Собственно, легко ведь догадаться, откуда и почему возникает это сладчайшее из человеческих чувств – печаль, или крайнее её выражение, эмоциональная наркомания – вселенская скорбь. Всё очень просто! Вот я, например, смотрю на любимую девушку и, тем самым, уже помещаю её «дорогой» образ в свой внутренний мир – между прочим, в свою основную, единственную и субъективнейшую реальность. Внутри у меня любимая будет выглядеть всегда значительно лучше бывшего – наружного – оригинала.
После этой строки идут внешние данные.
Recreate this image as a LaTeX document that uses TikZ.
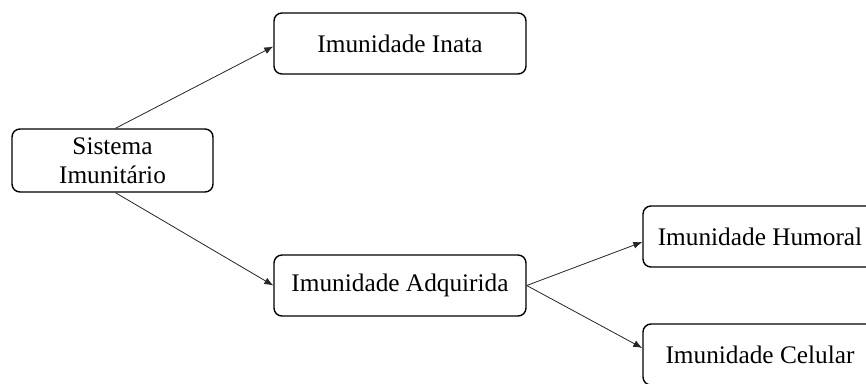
\documentclass[tikz,border=0pt]{standalone}
\usepackage{fontspec}
\setmainfont{Liberation Serif}
\usetikzlibrary{arrows.meta}
\begin{document}
\begin{tikzpicture}[x=1pt,y=-1pt,
  box/.style={draw=black, line width=1.4pt, rounded corners=8pt, fill=white,
    inner sep=0pt, align=center,
    font=\fontsize{25.3}{29}\selectfont},
  link/.style={draw=black!85, line width=0.8pt, -{Latex[length=9pt,width=7pt]}}]
  \clip (0,0) rectangle (866,383);
  \fill[white] (0,0) rectangle (866,383);

  \node[box, minimum width=201pt, minimum height=63pt] (sis) at (112.5,160.5) {Sistema\\Imunitário};
  \node[box, minimum width=252pt, minimum height=61pt] (inata) at (400,43.5) {Imunidade Inata};
  \node[box, minimum width=252pt, minimum height=61pt] (adq) at (400,285.5) {Imunidade Adquirida};
  \node[box, minimum width=234pt, minimum height=61pt] (hum) at (760,236.5) {Imunidade Humoral};
  \node[box, minimum width=234pt, minimum height=61pt] (cel) at (760,354.5) {Imunidade Celular};

  \draw[link] ([xshift=3pt]sis.north) -- ([yshift=-3pt]inata.west);
  \draw[link] ([xshift=3pt]sis.south) -- (adq.west);
  \draw[link] (adq.east) -- ([yshift=-5.5pt]hum.west);
  \draw[link] (adq.east) -- ([yshift=6.5pt]cel.west);
\end{tikzpicture}
\end{document}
Начинается натуральная конкуренция двойников. «Не тот», «не там», «не такой» или «не такая» – это только за пределами моей внутренней реальности. Я не маньяк и не буду уничтожать «не таких». Но никто не помешает мне взирать на них с жалостью и печалью: ведь они, бедные, никогда не смогут стать такими же прекрасными, какими я их образовал внутри себя… Ах! Ох! Ух! Ой! Снаружи – не жизнь, не любимая, не друзья, а какой-то… «жмых», оставшийся от того, что именовалось некогда этими словами. Не правда ли? Я не ангел и всё время скатываюсь на то, чтобы судить побеждённую сторону. За это моё существо испытывает удары с двух сторон: снаружи нещадно бьёт чужая обида, изнутри – собственная совесть. Что ж тут веселого? Печально, знаете ли.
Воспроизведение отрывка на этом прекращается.